Violação e abuso sexual em 50% das notícias de crimes contra pessoas com deficiência
Investigador analisou artigos publicados ao longo de sete anos num jornal nacional.
Violação, abuso sexual, agressão física, roubo, escravização — as notícias nos jornais que, aqui e ali, dão conta de crimes contra pessoas com deficiência “são apenas a ponta do icebergue”, diz Fernando Fontes, que não tem dúvidas: “fala-se pouco disto”, e praticamente não há dados, tão pouco nas estatísticas dos relatórios de segurança interna. Mas também em Portugal estas pessoas “são alvo de crimes de ódio”.
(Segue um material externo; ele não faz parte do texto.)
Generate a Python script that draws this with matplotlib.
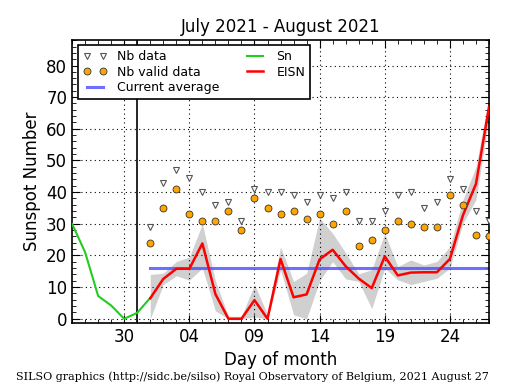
import matplotlib
matplotlib.use("Agg")
import matplotlib.pyplot as plt
import matplotlib.dates as mdates
import pandas as pd
import numpy as np

# Sn (green), Jul 26 .. Aug 1
sn_dates = pd.date_range("2021-07-26", "2021-08-01")
sn_values = [30, 21, 7.2, 4.2, 0, 1.9, 6.6]

# EISN, Aug 1 .. Aug 27
eisn_dates = pd.date_range("2021-08-01", "2021-08-27")
eisn_values = [6.5, 12.6, 15.8, 15.8, 23.8, 7.8, 0, 0, 5.9, 0, 18.9, 6.8, 7.7,
               18.8, 21.8, 16.6, 12.7, 9.7, 19.7, 13.7, 14.6, 14.7, 14.7, 18.9,
               32.7, 42.6, 66.8]
band_upper = [14.0, 14.4, 18.1, 19.5, 30.0, 12.0, 0.8, 0.8, 10.8, 1.4, 22.8,
              11.8, 14.4, 31.8, 27.0, 20.8, 14.2, 15.5, 27.0, 16.5, 18.6, 17.0,
              18.1, 22.8, 37.6, 48.0, 70.0]
band_lower = [0, 10.8, 13.6, 12.2, 16.0, 2.5, 0, 0, 0.6, 0, 15.5, 1.3, 0,
              12.0, 18.1, 12.6, 11.8, 3.2, 16.0, 12.3, 10.8, 11.8, 12.8, 16.0,
              30.2, 37.6, 63.4]
nb_data = [29, 43, 47, 44.5, 40, 36, 37, 31, 41, 40, 40, 39, 37, 39, 38, 40,
           31, 31, 34, 39, 40, 35, 37, 44, 41, 34, 31]
nb_valid = [24, 35, 41, 33, 31, 31, 34, 28, 38, 35, 33, 34, 31.6, 33, 30, 34,
            23, 25, 28, 31, 30, 29, 29, 39, 36, 26.5, 26]
current_average = 16.2

x_start = pd.Timestamp("2021-07-26")
x_end = pd.Timestamp("2021-08-27")
month_boundary = pd.Timestamp("2021-07-31")
major_days = pd.to_datetime(["2021-07-30", "2021-08-04", "2021-08-09",
                             "2021-08-14", "2021-08-19", "2021-08-24"])
major_labels = ["30", "04", "09", "14", "19", "24"]

fig = plt.figure(figsize=(5.15, 3.9), dpi=100)
ax = fig.add_axes([0.14, 0.172, 0.8095, 0.725])

ax.fill_between(eisn_dates, band_lower, band_upper, color="#d0d0d0", lw=0, zorder=1)
ax.plot(sn_dates, sn_values, color="#22cc22", lw=1.5, label="Sn", zorder=3)
ax.plot(eisn_dates, eisn_values, color="red", lw=1.8, label="EISN", zorder=4)
ax.plot(eisn_dates, nb_data, ls="none", marker="v", ms=4.5, mfc="white",
        mec="#555555", mew=0.8, label="Nb data", zorder=5)
ax.plot(eisn_dates, nb_valid, ls="none", marker="o", ms=5, mfc="#ffa500",
        mec="#333333", mew=0.6, label="Nb valid data", zorder=5)
ax.plot([eisn_dates[0], eisn_dates[-1]], [current_average, current_average],
        color="#5555ff", alpha=0.85, lw=2.2, label="Current average", zorder=2)
ax.axvline(month_boundary, color="black", lw=1.2, zorder=2)

ax.set_xlim(x_start, x_end)
ax.set_ylim(-1.3, 88)
ax.xaxis.set_major_locator(matplotlib.ticker.FixedLocator(mdates.date2num(major_days)))
ax.xaxis.set_major_formatter(matplotlib.ticker.FixedFormatter(major_labels))
ax.xaxis.set_minor_locator(mdates.DayLocator())
ax.yaxis.set_major_locator(matplotlib.ticker.MultipleLocator(10))
ax.yaxis.set_minor_locator(matplotlib.ticker.MultipleLocator(2))
ax.tick_params(which="both", direction="in", top=True, right=True, labelsize=12)
ax.tick_params(which="major", length=6)
ax.tick_params(which="minor", length=3)
ax.grid(True, which="major", ls=(0, (1, 3)), color="black", lw=0.8)
for s in ax.spines.values():
    s.set_linewidth(1.2)

ax.set_title("July 2021 - August 2021", fontsize=12)
ax.set_xlabel("Day of month", fontsize=12)
ax.set_ylabel("Sunspot Number", fontsize=12)

h, l = ax.get_legend_handles_labels()
order = [l.index(n) for n in ["Nb data", "Nb valid data", "Current average", "Sn", "EISN"]]
leg = ax.legend([h[i] for i in order], [l[i] for i in order], ncol=2,
                loc="upper left", bbox_to_anchor=(0.014, 0.982), borderaxespad=0,
                fontsize=9, numpoints=2, fancybox=False, edgecolor="black",
                framealpha=1, columnspacing=1.9, handlelength=1.9,
                handletextpad=0.8, borderpad=0.4, labelspacing=0.2)
leg.get_frame().set_linewidth(1.2)

fig.text(0.49, 0.025, "SILSO graphics (http://sidc.be/silso) Royal Observatory of Belgium, 2021 August 27",
         ha="center", fontsize=8, family="DejaVu Serif")

fig.savefig("out.png", dpi=100)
O investigador do Centro de Estudos Sociais da Universidade de Coimbra analisou os artigos publicados no jornal Correio da Manhã entre os anos de 2006 e 2012. Identificou 129 casos de violência contra pessoas com deficiência. “Não obstante a falta de representatividade destes dados”, reconhece, eles “poderão ser utilizados como um barómetro desta realidade a nível nacional”, relata num dos capítulos do ensaio Pessoas com deficiência em Portugal, que acaba de ser publicado pela Fundação Francisco Manuel dos Santos.
Analisadas as notícias, explica: as vítimas são sobretudo do sexo feminino (37% têm 20 ou menos anos), com dificuldades de aprendizagem. Os crimes de violação e o abuso sexual contabilizam 50% das situações.
Os abusadores são maioritariamente homens (90%) e metade têm entre 30 e 60 anos. A grande maioria (75%) são conhecidos das vítimas — vivem na mesma comunidade, ou na mesma instituição, são vizinhos ou, muitas vezes, membros da família (em 36% das situações relatadas).
“Este aspecto, de os agressores serem pessoas conhecidas, tem sido defendido como uma das características distintivas dos crimes de ódio contra deficientes face aos restantes crimes de ódio contra pessoas gay, lésbicas, transexuais, por exemplo. Aí, os crimes de ódio são perpetrados maioritariamente por estranhos”, explica ao PÚBLICO.
Mas o que é exactamente um crime de ódio? “No crime de ódio a violência é cometida com base no preconceito que tenho, neste caso, em relação à pessoa com deficiência. O agressor tem a ideia de que aquela pessoa é mais vulnerável e que se for contar o que lhe foi feito não é uma testemunha credível, ninguém vai acreditar nela. Isto explica também que quase metade dos crimes se prolonguem no tempo”, afirma Fontes.
Depois da análise das notícias, o investigador está agora a entrevistar vítimas para um novo projecto que tem o financiamento da Fundação para a Ciência e a Tecnologia. Mais um dado: se as mulheres estão mais expostas a violência sexual, os homens são mais susceptíveis à escravização, roubos e maus-tratos físicos.
Várias instituições internacionais, como a Organização Mundial de Saúde, têm alertado há anos para o facto de as pessoas com deficiência apresentarem maior risco e maior incidência de fenómenos de violência, por comparação com a população em geral.